Cutting out sweeteners and flours helped me stabalize my blood sugar levels and heal my insulin resistance. This was a major win as far as my last diet was concerned. This doesn’t automatically mean that I need to keep those things out of my diet forever.
As I’m reintroducing sweeteners and flours back in to my diet, I need to pay close attention to how I’m feeling. Does my time to feel hunger again match up with my post-meal fullness level? Do I eat the “better” foods first or jump right to the ones that are most likely to cause a blood sugar spike? Eating the nutrient dense foods before a cookie, for example, is the better option.
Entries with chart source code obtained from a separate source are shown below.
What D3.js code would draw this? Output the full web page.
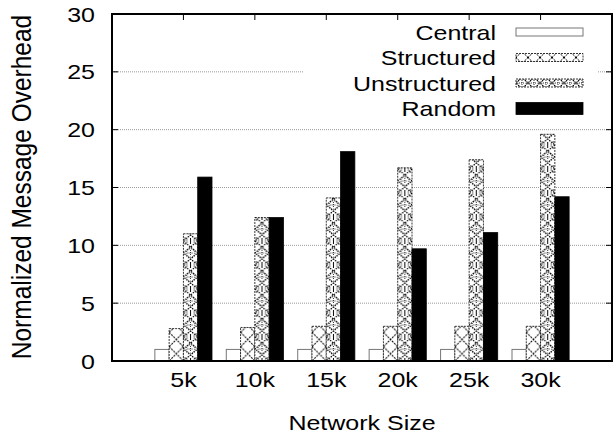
<!DOCTYPE html>
<html>
<head>
<meta charset="utf-8">
<script src="https://cdn.jsdelivr.net/npm/d3@7"></script>
<style>
  body { margin: 0; background: #fff; }
  text { font-family: "Liberation Sans", Arial, Helvetica, sans-serif; fill: #000; }
</style>
</head>
<body>
<svg width="616" height="435"></svg>
<script>
// data
var sizes = ["5k", "10k", "15k", "20k", "25k", "30k"];
var seriesNames = ["Central", "Structured", "Unstructured", "Random"];
var central = [1.0, 1.0, 1.0, 1.0, 1.0, 1.0];
var structured = [2.8, 2.9, 3.0, 3.0, 3.0, 3.0];
var unstructured = [11.0, 12.4, 14.1, 16.7, 17.4, 19.6];
var random = [15.9, 12.4, 18.1, 9.7, 11.1, 14.2];
var yTicks = [0, 5, 10, 15, 20, 25, 30];

var series = [central, structured, unstructured, random];

var svg = d3.select("svg");
// note: "top" is taken by window.top, so plot edges get other names
var plotL = 112, plotR = 612, plotT = 14, plotB = 361;
var sx = 1.19; // glyphs are drawn a bit wider than normal

var x = d3.scaleLinear().domain([0, sizes.length + 1]).range([plotL, plotR]);
var y = d3.scaleLinear().domain([0, 30]).range([plotB, plotT]);
var bw = x(0.2) - x(0);

var defs = svg.append("defs");
var patCount = 0;

// one pattern per bar so the tiles line up with the bar's left edge
function makePattern(kind, x0, y0, w) {
    var id = "pat" + (patCount++);
    if (kind === 1) {
        var p = defs.append("pattern").attr("id", id)
            .attr("patternUnits", "userSpaceOnUse").attr("x", x0).attr("y", y0)
            .attr("width", w).attr("height", w);
        p.append("rect").attr("width", w).attr("height", w).attr("fill", "#fff");
        p.append("path").attr("d", "M0,0L" + w + "," + w + "M" + w + ",0L0," + w)
            .attr("stroke", "#000").attr("stroke-width", 1).attr("stroke-dasharray", "2,1").attr("fill", "none");
    } else {
        var h = 24, c = w / 2;
        var p = defs.append("pattern").attr("id", id)
            .attr("patternUnits", "userSpaceOnUse").attr("x", x0).attr("y", y0)
            .attr("width", w).attr("height", h);
        p.append("rect").attr("width", w).attr("height", h).attr("fill", "#fff");
        p.append("path").attr("d", "M0,0L" + w + ",12L0,24M" + w + ",0L0,12L" + w + ",24")
            .attr("stroke", "#000").attr("stroke-width", 1.1).attr("stroke-dasharray", "1.5,1").attr("fill", "none");
        p.append("circle").attr("cx", c).attr("cy", 12).attr("r", 4.2)
            .attr("stroke", "#000").attr("stroke-width", 0.9).attr("stroke-dasharray", "1,1").attr("fill", "none");
        p.append("path").attr("d", "M" + c + ",9V15M" + (c - 3) + ",12H" + (c + 3))
            .attr("stroke", "#000").attr("stroke-width", 0.8).attr("stroke-dasharray", "1,1");
        p.append("path").attr("d", "M" + c + ",0V3M" + c + ",21V24M1,3h1.5M" + (w - 2.5) + ",3h1.5M1,21h1.5M" + (w - 2.5) + ",21h1.5M" + (c - 4) + ",1h1M" + (c + 3) + ",1h1M" + (c - 4) + ",23h1M" + (c + 3) + ",23h1")
            .attr("stroke", "#000").attr("stroke-width", 1);
    }
    return "url(#" + id + ")";
}

function barFill(k, x0, y0, w) {
    if (k === 0) return "#fff";
    if (k === 3) return "#000";
    return makePattern(k, x0, y0, w);
}

function label(px, py, str, anchor, size, rot) {
    var t = svg.append("text")
        .attr("font-size", size)
        .attr("text-anchor", anchor)
        .text(str);
    if (rot) t.attr("transform", "translate(" + px + "," + py + ") rotate(-90) scale(1,1.12)");
    else t.attr("transform", "translate(" + px + "," + py + ") scale(" + sx + ",1)");
    return t;
}

// grid
svg.append("g").selectAll("line")
    .data(yTicks.filter(function (d) { return d > 0 && d < 30; }))
    .enter().append("line")
    .attr("x1", plotL).attr("x2", plotR)
    .attr("y1", function (d) { return y(d); })
    .attr("y2", function (d) { return y(d); })
    .attr("stroke", "#999").attr("stroke-width", 1)
    .attr("stroke-dasharray", "1,1");

// legend background covers the grid
svg.append("rect").attr("x", 303).attr("y", 16).attr("width", 295).attr("height", 102).attr("fill", "#fff");

// bars
series.forEach(function (vals, k) {
    svg.append("g").selectAll("rect")
        .data(vals).enter().append("rect")
        .attr("x", function (d, i) { return x(i + 1) - 2 * bw + k * bw; })
        .attr("y", function (d) { return y(d); })
        .attr("width", bw)
        .attr("height", function (d) { return y(0) - y(d); })
        .attr("fill", function (d, i) { return barFill(k, x(i + 1) - 2 * bw + k * bw, y(0), bw); })
        .attr("stroke", k === 0 ? "#777" : "#000")
        .attr("stroke-width", k === 0 ? 1 : 0.8)
        .attr("stroke-dasharray", k === 1 || k === 2 ? "2,1" : null);
});

// ticks
yTicks.forEach(function (v) {
    if (v > 0 && v < 30) {
        svg.append("line").attr("x1", plotL).attr("x2", plotL + 6).attr("y1", y(v)).attr("y2", y(v)).attr("stroke", "#000");
        svg.append("line").attr("x1", plotR - 6).attr("x2", plotR).attr("y1", y(v)).attr("y2", y(v)).attr("stroke", "#000");
    }
    label(95, y(v) + 7.5, v, "end", 21);
});
sizes.forEach(function (s, i) {
    svg.append("line").attr("x1", x(i + 1)).attr("x2", x(i + 1)).attr("y1", plotT).attr("y2", plotT + 6).attr("stroke", "#000");
    label(x(i + 1), 387, s, "middle", 21);
});

// frame
svg.append("rect").attr("x", plotL).attr("y", plotT)
    .attr("width", plotR - plotL).attr("height", plotB - plotT)
    .attr("fill", "none").attr("stroke", "#000").attr("stroke-width", 2);

// titles
label(362, 430, "Network Size", "middle", 21);
label(31, 187, "Normalized Message Overhead", "middle", 24.5, true);

// legend
seriesNames.forEach(function (name, k) {
    var cy = 32 + k * 25.5;
    label(496, cy + 7.5, name, "end", 21);
    var h = k === 3 ? 12 : 8;
    svg.append("rect").attr("x", 516).attr("y", cy - h / 2)
        .attr("width", 67).attr("height", h)
        .attr("fill", barFill(k, 516, cy - 12, 12))
        .attr("stroke", k === 0 ? "#777" : "#000")
        .attr("stroke-width", k === 0 ? 1 : 0.8)
        .attr("stroke-dasharray", k === 1 || k === 2 ? "2,1" : null);
});
</script>
</body>
</html>
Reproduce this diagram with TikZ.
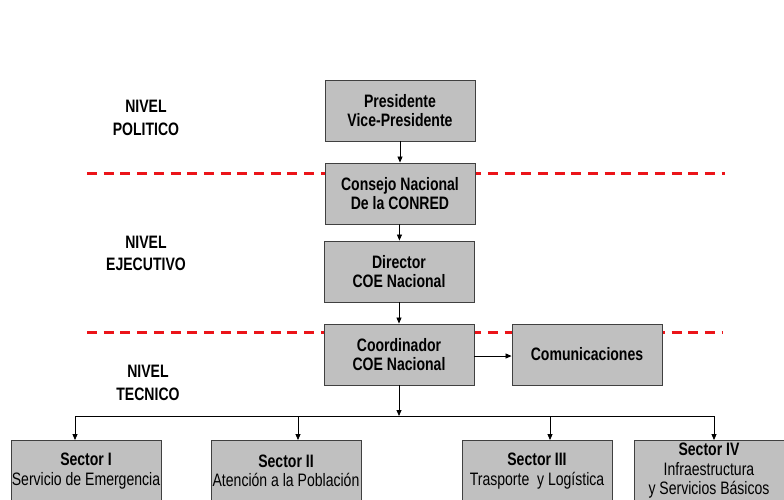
\documentclass[tikz,border=0pt]{standalone}
\usepackage{fontspec}
\usepackage{tikz}
\usetikzlibrary{arrows.meta}
\newfontfamily\narrowsf[FakeStretch=0.78]{Liberation Sans}
\definecolor{sepred}{RGB}{235,20,25}
\definecolor{boxgray}{RGB}{192,192,192}

\begin{document}
\begin{tikzpicture}[x=1pt, y=-1pt,
	>={Triangle[length=6pt,width=5pt]},
	box/.style={draw=black!75, line width=0.9pt, fill=boxgray, minimum width=150pt, minimum height=61pt, inner sep=0pt, align=center, font=\narrowsf\bfseries\fontsize{18}{19.5}\selectfont},
	level/.style={align=center, font=\narrowsf\bfseries\fontsize{18}{22.5}\selectfont},
	sepline/.style={draw=sepred, line width=3pt, dash pattern=on 10pt off 6.7pt}]
	\useasboundingbox (0,0) rectangle (784,499);
	\clip (0,0) rectangle (784,499);
	% niveles
	\node[level] (polit) at (146,118) {NIVEL\\POLITICO};
	\node[level] (ejec) at (146,253.5) {NIVEL\\EJECUTIVO};
	\node[level] (tecn) at (148,383) {NIVEL\\TECNICO};
	% separadores
	\coordinate (sepAl) at (87,173);
	\coordinate (sepAr) at (725,173);
	\coordinate (sepBl) at (87,332);
	\coordinate (sepBr) at (722,332);
	\draw[sepline] (sepAl) -- (sepAr);
	\draw[sepline] (sepBl) -- (sepBr);
	% cajas
	\node[box] (pres) at (400,110.5) {Presidente\\Vice-Presidente};
	\node[box] (conred) at (400,193.5) {Consejo Nacional\\De la CONRED};
	\node[box] (dir) at (399,271.5) {Director\\COE Nacional};
	\node[box] (coord) at (399,354.5) {Coordinador\\COE Nacional};
	\node[box] (com) at (587,354.5) {Comunicaciones};
	\node[box] (sec1) at (86,471) {Sector I\\\textmd{Servicio de Emergencia}};
	\node[box] (sec2) at (286,471) {Sector II\\\textmd{Atención a la Población}};
	\node[box] (sec3) at (537,471) {Sector III\\\textmd{Trasporte \ y Logística}};
	\node[box] (sec4) at (709,471) {Sector IV\\\textmd{Infraestructura}\\\textmd{y Servicios Básicos}};
	% conexiones
	\draw[->, line width=0.8pt] (pres) -- (conred);
	\draw[->, line width=0.8pt] (conred) -- (dir);
	\draw[->, line width=0.8pt] (dir) -- (coord);
	\draw[->, line width=0.8pt] (coord.east |- 0,356) -- (com.west |- 0,356);
	\coordinate (bus) at (399,416);
	\coordinate (bus1) at (75,416);
	\coordinate (bus2) at (298,416);
	\coordinate (bus3) at (550,416);
	\coordinate (bus4) at (714,416);
	\draw[->, line width=0.8pt] (coord) -- (bus);
	\draw[line width=0.8pt] (bus1) -- (bus4);
	\foreach \i in {1,...,4}
		\draw[->, line width=0.8pt] (bus\i) -- (bus\i |- sec\i.north);
\end{tikzpicture}
\end{document}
I’ve been taking this approach for almost 7 months now and my constant cravings haven’t returned. My blood sugar is still stable.
Turning to food when things are tough has been a default behavior for me in the past. Following a diet that only allowed eating a meal times, and my desire to be a rule follower, resulted in me breaking that physical habit even if the mental tendency is still there.
Ali Shapiro, came up with a super helpful acronym that I use daily to identify my emotional eating triggers: TAIL.
T – Tired
A – Anxious
I – Inadequate
L – Lonely
As I go through my day and have urges to eat, I check in using that acronym. If I’m not physically hungry, I am guaranteed to be dealing with at least one of those emotions. This tool has been a game changer for me.
Episode 8 of my podcast is with Ali and I highly recommend checking it out.
Fundametally, our body needs the fuel our food provides to function. Some fuel is more easily accessed than others. Glucose, which comes from sugar as I understand it, is often most easily utilized.
When I wasn’t eating a balanced diet, my body was going into starvation mode even though I was eating more calories than it would need if it were as simple as calories in and calories out.
When the body is starving, it is going to want a fuel source that is easy and quick. Sugar solves that problem.
This is another place where I think the constant cravings came from. My body wasn’t getting what it needed so it always wanted something it could use quickly.
Following the diet I did, somewhat ironically, reassured my body that I was going to be getting a variety of nutrients and no longer starving. Yet another reason why my body could quiet the “I need sugar” chatter.
Physical Concerns and Mindset Concerns
Rather than a sugar addiction, the real issues were hormone imbalances and malnutrition (physical concerns) and emotional triggers (mindset concerns).
Cutting sugar out of my life helped me address the physical concerns but the mindset work is an ongoing battle. That is where the REAL work of intuitive eating comes into play. If I’m not addressing my thinking about food then it would be way to easy to fall back into the diet trap that led me to feel addicted and out of control in the first place.
So What About the Rats?
There are studies that have documented experiments performed on rats. Some have concluded that the rats were more addicted to sugar than they were to cocaine.
Here are my fundamental problems with those findings based upon the limited research I’ve done on them.
First, as I understand it, the rats were restricted access to the sugar for only a couple hours per day. Anyone who has ever dieted knows that restricting something is a sure way to make ourselves want something more. If the sugar were always available, perhaps it wouldn’t be such a big deal.
Second, sugar is glucose and glucose is fuel for our bodies. As long as our bodies need food to survive, putting a food source up against a non-food source seems like an unreliable test.
There are definitely people whose bodies are more sensitive to the impacts of sugar. There are also certainly people who will feel better when they don’t have any sugar. That is NOT the same thing as being a sugar addict.
If we grew up in a world where meals were nutritionally balanced and sugar was just an occassional part of a joyful life in which folks fix the root causes of problems rather than trying to “feed them”, I think there would be a lot less people calling themselves sugar addicts.